• _EXERCISE_
Copy out each line below that has the word "script" in it.

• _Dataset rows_
------------------------------------------------
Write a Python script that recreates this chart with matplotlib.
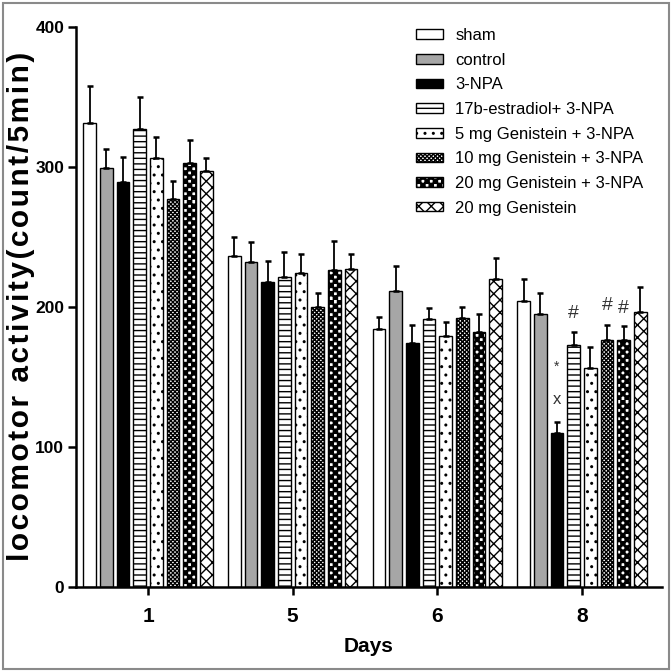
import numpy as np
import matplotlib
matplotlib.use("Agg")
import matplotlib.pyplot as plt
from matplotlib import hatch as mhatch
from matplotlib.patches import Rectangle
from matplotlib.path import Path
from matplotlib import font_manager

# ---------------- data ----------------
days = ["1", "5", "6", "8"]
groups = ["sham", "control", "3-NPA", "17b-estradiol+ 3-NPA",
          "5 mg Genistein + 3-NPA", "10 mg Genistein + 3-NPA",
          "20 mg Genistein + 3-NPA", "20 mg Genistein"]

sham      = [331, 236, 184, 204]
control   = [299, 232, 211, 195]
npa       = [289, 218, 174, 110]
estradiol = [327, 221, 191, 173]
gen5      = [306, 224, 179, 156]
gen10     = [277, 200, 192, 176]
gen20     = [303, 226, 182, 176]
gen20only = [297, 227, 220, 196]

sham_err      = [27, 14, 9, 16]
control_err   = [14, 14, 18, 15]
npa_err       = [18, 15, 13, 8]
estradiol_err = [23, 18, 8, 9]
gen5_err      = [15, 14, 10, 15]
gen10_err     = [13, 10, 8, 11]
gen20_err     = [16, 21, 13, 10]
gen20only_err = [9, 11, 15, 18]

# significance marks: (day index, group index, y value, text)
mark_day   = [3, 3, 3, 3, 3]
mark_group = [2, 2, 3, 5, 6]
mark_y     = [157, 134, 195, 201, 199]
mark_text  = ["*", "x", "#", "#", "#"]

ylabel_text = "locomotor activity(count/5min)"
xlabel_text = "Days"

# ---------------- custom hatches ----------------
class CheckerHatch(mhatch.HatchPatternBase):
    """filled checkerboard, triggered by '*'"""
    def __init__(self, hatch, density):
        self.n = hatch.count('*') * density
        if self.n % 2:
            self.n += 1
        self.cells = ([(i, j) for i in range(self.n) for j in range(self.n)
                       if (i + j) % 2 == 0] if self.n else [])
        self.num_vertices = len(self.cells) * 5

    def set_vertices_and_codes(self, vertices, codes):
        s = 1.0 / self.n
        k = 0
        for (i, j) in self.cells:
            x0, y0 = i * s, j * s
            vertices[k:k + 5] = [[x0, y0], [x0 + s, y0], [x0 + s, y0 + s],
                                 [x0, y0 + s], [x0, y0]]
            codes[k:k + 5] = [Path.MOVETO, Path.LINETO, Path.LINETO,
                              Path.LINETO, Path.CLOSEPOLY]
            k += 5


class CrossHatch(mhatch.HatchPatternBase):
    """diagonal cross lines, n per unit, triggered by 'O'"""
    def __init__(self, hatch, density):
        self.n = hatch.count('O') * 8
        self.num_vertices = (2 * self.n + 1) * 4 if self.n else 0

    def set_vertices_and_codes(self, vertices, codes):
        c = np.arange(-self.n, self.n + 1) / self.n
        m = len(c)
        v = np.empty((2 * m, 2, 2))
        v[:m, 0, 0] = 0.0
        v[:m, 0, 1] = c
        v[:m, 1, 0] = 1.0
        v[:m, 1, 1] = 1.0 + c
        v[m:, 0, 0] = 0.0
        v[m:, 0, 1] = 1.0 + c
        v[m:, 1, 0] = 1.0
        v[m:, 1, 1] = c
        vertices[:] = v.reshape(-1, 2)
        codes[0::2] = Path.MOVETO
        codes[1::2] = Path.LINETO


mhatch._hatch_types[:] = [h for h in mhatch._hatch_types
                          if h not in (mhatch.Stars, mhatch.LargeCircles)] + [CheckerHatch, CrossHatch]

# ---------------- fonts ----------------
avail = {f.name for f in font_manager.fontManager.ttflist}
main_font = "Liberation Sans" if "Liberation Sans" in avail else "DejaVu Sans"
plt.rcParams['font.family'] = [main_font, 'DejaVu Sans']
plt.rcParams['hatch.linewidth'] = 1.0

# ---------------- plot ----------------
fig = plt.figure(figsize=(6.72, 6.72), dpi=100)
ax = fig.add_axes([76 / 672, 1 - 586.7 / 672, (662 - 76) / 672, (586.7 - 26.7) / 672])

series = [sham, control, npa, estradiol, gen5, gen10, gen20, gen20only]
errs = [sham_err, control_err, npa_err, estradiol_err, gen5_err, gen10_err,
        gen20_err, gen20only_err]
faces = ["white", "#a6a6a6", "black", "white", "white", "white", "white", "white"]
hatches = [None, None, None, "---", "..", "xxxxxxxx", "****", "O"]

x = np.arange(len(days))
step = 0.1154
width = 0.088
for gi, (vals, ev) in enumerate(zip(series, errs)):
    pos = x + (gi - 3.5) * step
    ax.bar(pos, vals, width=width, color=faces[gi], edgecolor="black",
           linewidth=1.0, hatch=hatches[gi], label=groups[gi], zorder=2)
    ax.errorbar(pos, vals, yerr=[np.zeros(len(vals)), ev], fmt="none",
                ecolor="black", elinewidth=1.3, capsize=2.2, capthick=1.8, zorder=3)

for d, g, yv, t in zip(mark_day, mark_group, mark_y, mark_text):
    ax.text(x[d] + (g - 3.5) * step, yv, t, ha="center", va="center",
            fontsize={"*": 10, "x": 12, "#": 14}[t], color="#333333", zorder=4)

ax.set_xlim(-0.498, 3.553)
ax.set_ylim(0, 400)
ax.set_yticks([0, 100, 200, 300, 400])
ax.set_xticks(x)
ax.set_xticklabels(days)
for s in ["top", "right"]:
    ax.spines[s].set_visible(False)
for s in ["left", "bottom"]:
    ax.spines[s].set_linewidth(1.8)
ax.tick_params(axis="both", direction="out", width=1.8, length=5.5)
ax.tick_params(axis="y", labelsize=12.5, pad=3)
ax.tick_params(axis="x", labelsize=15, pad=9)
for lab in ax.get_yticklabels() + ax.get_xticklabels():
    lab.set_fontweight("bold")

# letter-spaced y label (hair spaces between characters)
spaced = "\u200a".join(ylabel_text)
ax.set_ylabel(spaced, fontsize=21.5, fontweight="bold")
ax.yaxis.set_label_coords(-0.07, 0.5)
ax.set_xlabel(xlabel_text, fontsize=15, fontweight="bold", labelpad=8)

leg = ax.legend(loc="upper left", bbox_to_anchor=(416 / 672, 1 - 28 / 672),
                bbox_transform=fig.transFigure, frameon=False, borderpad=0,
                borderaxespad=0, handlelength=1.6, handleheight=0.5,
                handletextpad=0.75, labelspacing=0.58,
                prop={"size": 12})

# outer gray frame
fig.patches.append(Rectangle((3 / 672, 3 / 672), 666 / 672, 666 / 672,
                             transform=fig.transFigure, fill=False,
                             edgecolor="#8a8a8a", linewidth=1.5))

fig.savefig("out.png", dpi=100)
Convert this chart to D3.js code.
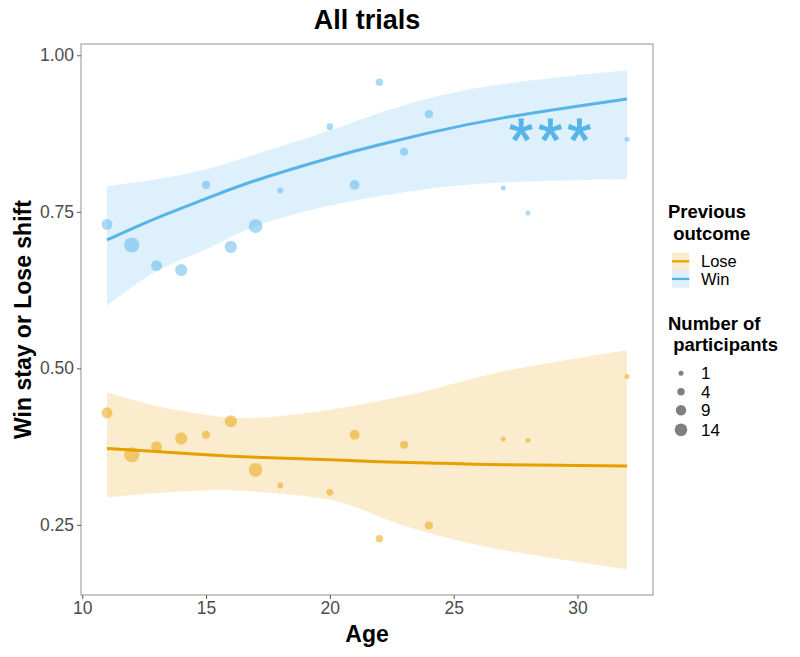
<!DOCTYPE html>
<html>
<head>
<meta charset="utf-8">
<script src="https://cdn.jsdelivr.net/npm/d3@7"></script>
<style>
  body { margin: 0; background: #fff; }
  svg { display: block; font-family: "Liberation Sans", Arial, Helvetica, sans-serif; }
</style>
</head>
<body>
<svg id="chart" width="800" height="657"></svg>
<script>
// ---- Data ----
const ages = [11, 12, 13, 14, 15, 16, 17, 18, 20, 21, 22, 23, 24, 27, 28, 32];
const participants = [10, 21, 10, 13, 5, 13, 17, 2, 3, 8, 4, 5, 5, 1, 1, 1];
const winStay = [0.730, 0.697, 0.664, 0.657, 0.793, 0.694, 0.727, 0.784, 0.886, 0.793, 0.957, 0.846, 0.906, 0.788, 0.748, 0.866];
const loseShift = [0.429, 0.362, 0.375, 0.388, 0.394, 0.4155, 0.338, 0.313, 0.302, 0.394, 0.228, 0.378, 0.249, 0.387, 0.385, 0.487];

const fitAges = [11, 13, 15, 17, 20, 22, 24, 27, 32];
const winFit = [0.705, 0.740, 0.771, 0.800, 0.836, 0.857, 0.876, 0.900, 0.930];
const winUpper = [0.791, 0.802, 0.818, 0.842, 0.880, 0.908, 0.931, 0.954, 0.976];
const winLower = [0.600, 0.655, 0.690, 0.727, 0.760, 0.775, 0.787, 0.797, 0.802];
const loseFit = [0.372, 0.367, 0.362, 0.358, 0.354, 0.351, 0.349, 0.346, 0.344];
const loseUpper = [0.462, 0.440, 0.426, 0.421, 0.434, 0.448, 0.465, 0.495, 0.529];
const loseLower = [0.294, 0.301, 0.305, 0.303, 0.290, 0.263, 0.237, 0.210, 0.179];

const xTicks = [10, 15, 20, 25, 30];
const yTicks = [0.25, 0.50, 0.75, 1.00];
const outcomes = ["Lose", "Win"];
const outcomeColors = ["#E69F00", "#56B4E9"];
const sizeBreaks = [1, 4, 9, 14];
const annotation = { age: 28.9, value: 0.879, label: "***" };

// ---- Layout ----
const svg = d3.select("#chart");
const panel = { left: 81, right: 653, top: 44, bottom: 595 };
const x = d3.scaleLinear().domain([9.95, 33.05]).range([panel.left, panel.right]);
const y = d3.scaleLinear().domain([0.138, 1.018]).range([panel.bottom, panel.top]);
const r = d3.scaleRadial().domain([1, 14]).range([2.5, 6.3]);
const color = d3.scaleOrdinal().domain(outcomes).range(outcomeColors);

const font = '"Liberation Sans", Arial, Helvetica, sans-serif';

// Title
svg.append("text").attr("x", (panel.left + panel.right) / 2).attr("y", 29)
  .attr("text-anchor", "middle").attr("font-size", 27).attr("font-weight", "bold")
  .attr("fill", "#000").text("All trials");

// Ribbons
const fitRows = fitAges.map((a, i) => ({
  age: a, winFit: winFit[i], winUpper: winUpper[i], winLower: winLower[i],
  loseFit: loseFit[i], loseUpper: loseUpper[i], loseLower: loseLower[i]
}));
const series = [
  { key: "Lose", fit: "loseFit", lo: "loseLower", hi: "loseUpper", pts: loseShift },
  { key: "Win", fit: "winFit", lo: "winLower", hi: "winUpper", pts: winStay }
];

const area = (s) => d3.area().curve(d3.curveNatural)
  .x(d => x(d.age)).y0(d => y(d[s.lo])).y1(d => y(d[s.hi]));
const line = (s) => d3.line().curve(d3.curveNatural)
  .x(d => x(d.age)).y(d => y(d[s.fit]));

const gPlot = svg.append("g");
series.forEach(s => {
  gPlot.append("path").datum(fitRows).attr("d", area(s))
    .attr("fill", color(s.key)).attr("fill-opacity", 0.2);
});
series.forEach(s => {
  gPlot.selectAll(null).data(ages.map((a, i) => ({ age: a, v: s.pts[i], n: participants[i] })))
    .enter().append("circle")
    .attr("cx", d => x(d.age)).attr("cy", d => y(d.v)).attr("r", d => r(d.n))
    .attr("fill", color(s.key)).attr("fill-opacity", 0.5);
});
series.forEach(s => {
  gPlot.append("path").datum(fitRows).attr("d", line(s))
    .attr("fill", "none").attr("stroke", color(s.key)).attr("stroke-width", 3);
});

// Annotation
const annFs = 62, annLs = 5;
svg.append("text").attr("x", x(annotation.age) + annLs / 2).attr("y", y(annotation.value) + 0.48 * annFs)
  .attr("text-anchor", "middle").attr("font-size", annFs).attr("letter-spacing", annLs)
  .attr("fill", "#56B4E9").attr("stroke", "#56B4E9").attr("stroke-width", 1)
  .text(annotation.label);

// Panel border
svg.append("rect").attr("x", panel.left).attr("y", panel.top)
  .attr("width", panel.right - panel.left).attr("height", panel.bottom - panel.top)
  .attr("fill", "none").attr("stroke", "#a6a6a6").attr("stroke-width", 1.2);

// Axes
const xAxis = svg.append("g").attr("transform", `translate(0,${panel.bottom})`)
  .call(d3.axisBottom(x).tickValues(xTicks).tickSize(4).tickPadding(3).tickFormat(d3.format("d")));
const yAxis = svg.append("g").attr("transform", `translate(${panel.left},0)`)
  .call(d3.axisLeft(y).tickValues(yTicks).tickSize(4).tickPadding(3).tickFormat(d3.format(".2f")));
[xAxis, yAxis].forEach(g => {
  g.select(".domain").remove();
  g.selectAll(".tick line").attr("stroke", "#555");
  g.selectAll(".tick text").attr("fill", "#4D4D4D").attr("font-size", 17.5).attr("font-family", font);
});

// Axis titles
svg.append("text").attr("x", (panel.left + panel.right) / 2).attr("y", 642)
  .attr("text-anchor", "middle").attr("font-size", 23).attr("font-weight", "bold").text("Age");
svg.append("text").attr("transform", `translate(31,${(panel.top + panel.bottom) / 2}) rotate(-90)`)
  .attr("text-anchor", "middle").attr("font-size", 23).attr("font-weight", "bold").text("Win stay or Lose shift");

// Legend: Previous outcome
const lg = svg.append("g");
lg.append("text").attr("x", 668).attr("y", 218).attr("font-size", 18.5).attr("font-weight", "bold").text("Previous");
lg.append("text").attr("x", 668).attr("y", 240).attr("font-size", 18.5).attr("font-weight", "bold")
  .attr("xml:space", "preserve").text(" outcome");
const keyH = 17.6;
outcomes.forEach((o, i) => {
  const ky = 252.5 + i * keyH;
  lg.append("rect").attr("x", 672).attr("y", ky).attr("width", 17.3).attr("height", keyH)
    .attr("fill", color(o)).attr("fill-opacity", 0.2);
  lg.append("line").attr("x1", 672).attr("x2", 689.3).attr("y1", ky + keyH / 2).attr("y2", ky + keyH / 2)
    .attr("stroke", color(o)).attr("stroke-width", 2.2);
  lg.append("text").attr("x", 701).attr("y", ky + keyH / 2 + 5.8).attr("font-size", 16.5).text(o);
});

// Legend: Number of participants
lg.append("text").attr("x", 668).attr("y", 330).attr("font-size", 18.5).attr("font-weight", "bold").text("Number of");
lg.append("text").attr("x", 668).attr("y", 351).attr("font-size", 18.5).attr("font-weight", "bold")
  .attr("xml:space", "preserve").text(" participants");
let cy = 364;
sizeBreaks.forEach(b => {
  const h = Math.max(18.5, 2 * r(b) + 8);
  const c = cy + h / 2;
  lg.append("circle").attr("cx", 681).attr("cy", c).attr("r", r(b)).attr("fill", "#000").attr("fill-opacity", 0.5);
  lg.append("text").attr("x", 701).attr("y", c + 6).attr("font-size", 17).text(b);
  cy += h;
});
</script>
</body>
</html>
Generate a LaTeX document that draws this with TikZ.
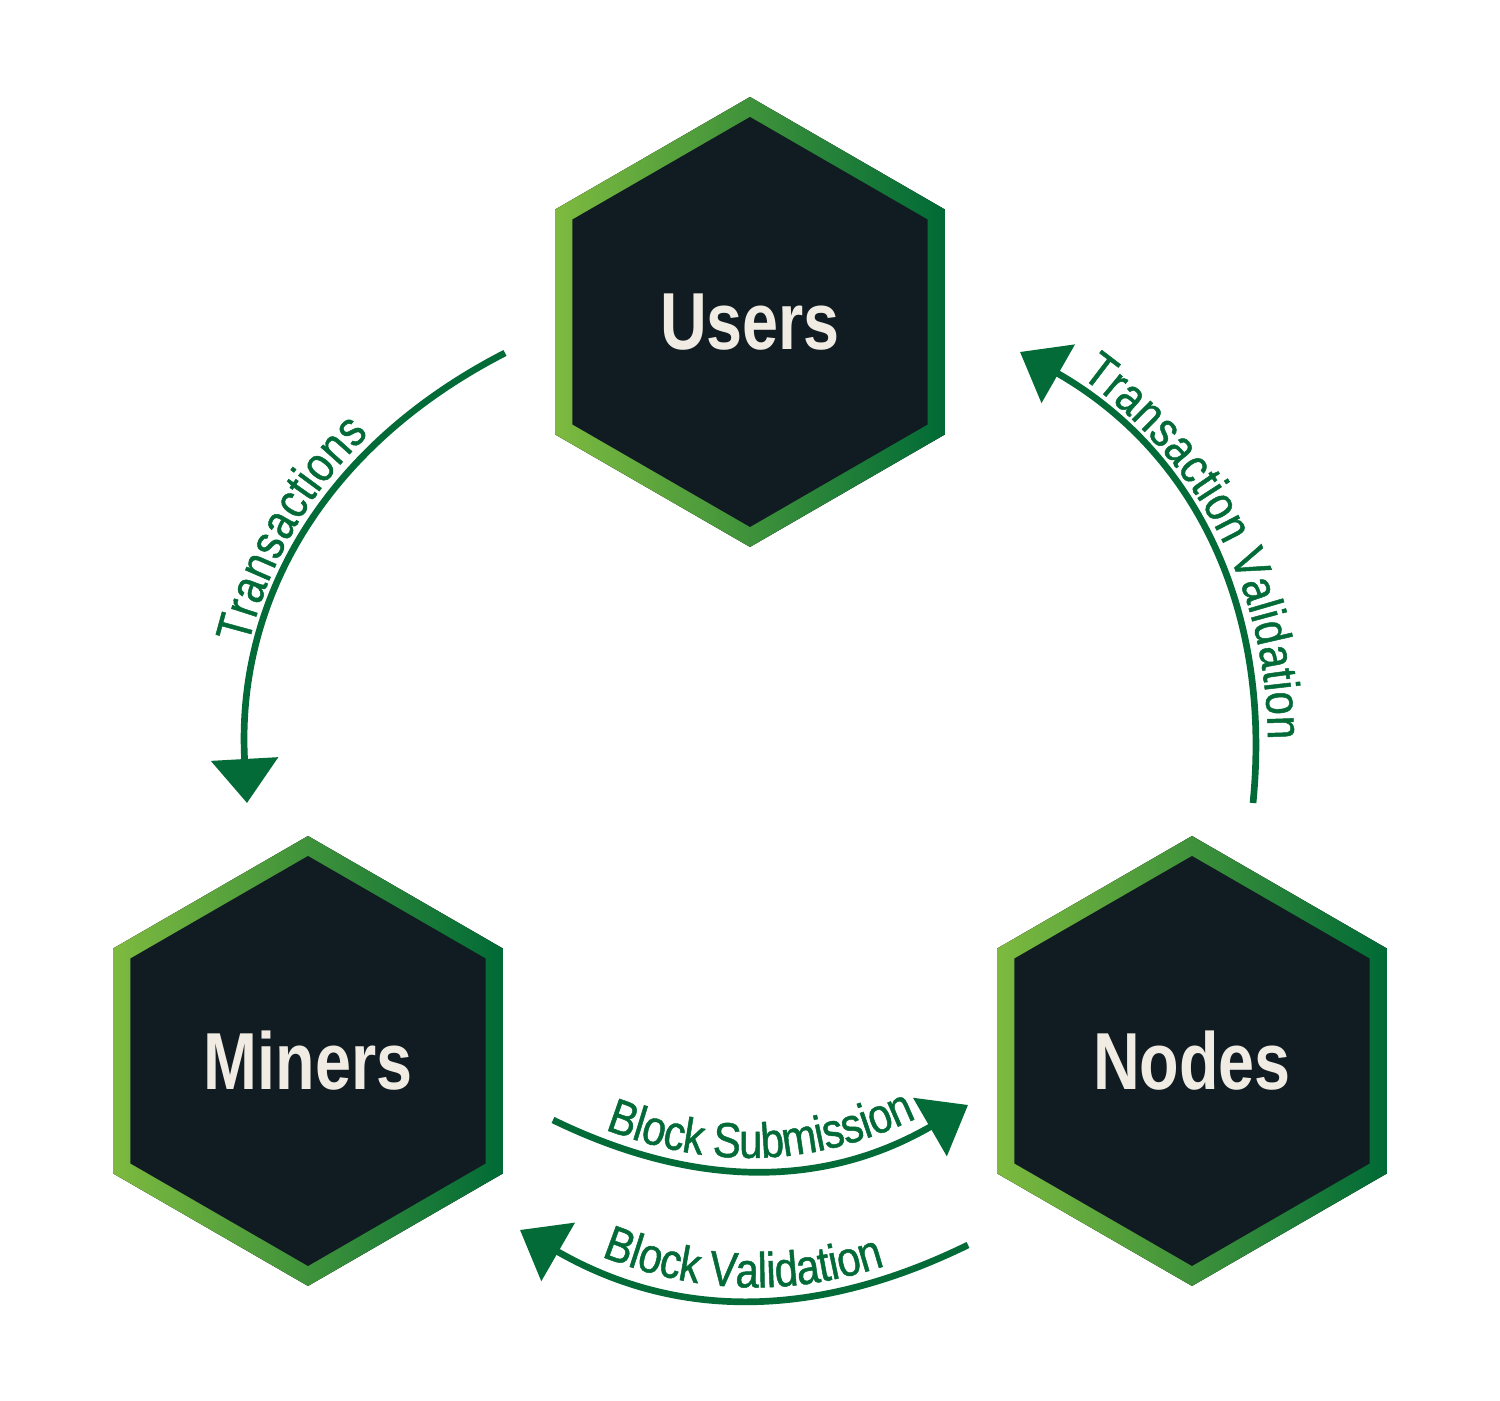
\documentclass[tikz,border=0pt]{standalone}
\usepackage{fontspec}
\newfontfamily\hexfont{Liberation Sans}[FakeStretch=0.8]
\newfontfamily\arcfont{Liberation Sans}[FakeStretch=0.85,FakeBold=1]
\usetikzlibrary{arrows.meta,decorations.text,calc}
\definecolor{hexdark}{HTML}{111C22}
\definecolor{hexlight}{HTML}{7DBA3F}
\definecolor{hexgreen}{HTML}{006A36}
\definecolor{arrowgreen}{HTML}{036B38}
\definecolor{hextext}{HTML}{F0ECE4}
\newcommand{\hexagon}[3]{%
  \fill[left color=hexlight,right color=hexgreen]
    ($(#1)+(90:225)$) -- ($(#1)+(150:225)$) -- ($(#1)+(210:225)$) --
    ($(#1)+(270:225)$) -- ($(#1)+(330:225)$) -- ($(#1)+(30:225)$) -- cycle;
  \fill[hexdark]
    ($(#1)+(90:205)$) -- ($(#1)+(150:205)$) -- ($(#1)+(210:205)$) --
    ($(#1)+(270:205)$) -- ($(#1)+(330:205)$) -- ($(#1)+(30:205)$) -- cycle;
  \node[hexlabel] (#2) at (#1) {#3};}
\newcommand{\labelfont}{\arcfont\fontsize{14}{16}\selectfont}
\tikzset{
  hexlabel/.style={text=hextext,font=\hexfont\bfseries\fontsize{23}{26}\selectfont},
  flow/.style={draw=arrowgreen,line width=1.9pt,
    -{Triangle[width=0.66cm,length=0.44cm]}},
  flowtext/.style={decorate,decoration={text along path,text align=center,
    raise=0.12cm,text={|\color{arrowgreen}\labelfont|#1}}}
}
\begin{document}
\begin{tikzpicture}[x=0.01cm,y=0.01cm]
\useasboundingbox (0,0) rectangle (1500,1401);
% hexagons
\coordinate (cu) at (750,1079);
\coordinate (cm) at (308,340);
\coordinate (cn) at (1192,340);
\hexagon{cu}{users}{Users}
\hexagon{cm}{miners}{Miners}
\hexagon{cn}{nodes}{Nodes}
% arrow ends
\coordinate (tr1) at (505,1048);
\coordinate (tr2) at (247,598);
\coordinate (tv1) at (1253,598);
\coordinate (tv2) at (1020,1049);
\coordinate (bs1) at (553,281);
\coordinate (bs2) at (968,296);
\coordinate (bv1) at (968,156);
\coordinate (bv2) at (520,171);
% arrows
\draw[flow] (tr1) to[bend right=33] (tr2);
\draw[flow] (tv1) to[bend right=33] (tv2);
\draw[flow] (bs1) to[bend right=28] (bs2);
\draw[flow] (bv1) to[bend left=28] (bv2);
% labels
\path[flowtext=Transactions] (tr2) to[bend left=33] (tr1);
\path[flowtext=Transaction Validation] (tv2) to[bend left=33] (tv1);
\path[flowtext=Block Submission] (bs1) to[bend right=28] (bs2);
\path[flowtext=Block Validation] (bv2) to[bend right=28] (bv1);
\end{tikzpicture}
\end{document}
------------------------------------------------
• _THE REPLY_
Write a Python script that recreates this chart with matplotlib.
<script src="https://cdn.jsdelivr.net/npm/d3@7"></script>
<script>
</script>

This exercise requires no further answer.